C-sections can be lifesaving in some cases, but dramatic increases in rates have raised questions about when this surgery is medically necessary and when it is not. Given the complexity of factors driving C-section rates, it is important that any improvement effort be informed by local data.
In 2013, Drs. Kevin Wasko and Brandy Winquist led the design and implementation of a research study to gain a better understanding of the differences between mothers who gave birth by C-section and those who delivered vaginally. The project, a collaboration between the University of Saskatchewan’s Department of Family Medicine and the Cypress Health Region, studied more than 600 births. Findings from the study have since been used to direct improvements and to support an evidence-based approach.
One example is the launch of an awareness campaign to promote vaginal births after caesarean (VBAC) birth. After learning that almost half of Caesarean births were in mothers who had a previous C-section, educational materials were developed to help counsel mothers about the risks and benefits of opting for a repeat surgery or trying for a vaginal birth. The VBAC campaign focused on sharing women’s stories and promoting the health and recovery benefits of VBAC.

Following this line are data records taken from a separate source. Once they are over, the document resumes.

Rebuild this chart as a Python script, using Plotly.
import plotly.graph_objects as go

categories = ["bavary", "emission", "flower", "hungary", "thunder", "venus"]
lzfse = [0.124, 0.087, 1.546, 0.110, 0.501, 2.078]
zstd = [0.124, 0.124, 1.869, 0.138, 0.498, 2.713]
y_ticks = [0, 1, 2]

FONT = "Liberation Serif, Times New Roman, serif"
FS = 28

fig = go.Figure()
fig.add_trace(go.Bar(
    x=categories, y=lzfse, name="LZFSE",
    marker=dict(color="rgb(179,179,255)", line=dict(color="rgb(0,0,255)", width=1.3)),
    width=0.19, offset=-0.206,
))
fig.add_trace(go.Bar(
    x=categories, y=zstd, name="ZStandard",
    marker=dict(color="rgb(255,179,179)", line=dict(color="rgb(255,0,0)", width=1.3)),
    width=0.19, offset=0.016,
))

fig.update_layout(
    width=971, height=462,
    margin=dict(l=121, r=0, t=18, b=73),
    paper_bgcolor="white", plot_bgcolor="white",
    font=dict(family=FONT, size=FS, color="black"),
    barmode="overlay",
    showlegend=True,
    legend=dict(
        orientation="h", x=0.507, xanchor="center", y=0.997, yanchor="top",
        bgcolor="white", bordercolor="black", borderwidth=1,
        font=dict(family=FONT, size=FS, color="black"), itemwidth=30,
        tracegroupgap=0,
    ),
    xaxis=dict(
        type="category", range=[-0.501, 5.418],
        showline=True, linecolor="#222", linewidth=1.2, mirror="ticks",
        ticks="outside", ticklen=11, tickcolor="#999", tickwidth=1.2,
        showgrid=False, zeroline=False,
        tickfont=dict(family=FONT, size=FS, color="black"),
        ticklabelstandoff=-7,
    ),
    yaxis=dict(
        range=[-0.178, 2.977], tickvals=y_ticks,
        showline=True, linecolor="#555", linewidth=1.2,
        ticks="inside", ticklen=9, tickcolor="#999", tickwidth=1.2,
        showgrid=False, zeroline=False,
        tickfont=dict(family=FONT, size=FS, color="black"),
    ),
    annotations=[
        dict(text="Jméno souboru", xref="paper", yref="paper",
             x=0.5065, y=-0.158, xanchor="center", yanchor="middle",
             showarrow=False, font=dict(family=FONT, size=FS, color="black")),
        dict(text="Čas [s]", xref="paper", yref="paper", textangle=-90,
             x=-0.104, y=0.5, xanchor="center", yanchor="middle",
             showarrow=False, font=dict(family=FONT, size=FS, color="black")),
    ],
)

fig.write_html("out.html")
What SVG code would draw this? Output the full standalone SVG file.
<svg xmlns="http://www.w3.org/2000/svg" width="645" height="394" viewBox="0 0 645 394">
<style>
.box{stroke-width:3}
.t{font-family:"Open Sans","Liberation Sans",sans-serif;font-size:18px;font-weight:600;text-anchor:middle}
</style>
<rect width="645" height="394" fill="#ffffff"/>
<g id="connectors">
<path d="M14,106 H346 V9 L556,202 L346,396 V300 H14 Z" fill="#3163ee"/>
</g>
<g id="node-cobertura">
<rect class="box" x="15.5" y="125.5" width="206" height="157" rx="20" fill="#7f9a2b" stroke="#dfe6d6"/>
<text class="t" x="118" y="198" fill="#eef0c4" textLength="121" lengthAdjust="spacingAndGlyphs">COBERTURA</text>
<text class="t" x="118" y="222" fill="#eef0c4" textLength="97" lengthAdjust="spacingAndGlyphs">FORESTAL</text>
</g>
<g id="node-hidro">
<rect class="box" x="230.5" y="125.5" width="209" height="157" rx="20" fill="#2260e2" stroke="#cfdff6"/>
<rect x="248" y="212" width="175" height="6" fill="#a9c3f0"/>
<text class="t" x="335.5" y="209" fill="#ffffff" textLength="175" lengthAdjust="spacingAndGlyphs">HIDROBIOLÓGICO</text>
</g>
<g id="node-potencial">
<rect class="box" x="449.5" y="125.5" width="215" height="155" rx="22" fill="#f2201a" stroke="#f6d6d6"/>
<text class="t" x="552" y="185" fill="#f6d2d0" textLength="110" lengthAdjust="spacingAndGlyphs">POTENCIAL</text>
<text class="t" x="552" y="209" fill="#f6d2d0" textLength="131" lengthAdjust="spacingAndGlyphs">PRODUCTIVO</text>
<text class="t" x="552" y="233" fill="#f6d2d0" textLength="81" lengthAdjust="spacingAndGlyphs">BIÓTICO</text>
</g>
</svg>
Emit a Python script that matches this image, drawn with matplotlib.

“When compared to a traditional delivery, C-sections can result in higher risks of infection, a longer stay in hospital, and an overall slower recovery. These are all important considerations and they prompted our entire team to really focus on how we could work together to reduce the C-sections rates in our region.”
(Dr. Kevin Wasko, Family Physicia)
“As providers we are aware of the risks of C-sections, but we felt that the general public and specifically pregnant women needed to also know the risks,” said Dr. Wasko. “We used the VBAC campaign to help share some of the benefits of traditional deliveries even for those who have previously delivered children via Caesarean section.”
A multidisciplinary obstetrics team was established in 2011 to discuss issues and best practices within Cypress Health. The team meets every three months and includes physicians, obstetricians, pediatricians, nursing staff, managers, pharmacists, midwives, and an epidemiologist. This team worked together to begin the Salus Global moreOB™ program in early 2015. Managing Obstetrical Risk Efficiently (moreOB™) is a continuous patient safety improvement program for all members of the multidisciplinary team. It is a collaborative approach built to decrease adverse events and clinical errors and also to improve care in ways that will reduce risk for C-section births.
“We have a very engaged team of physicians and nurses working on the women and children’s ward. What really sets this group apart is how invested people are to make improvements for our patients.”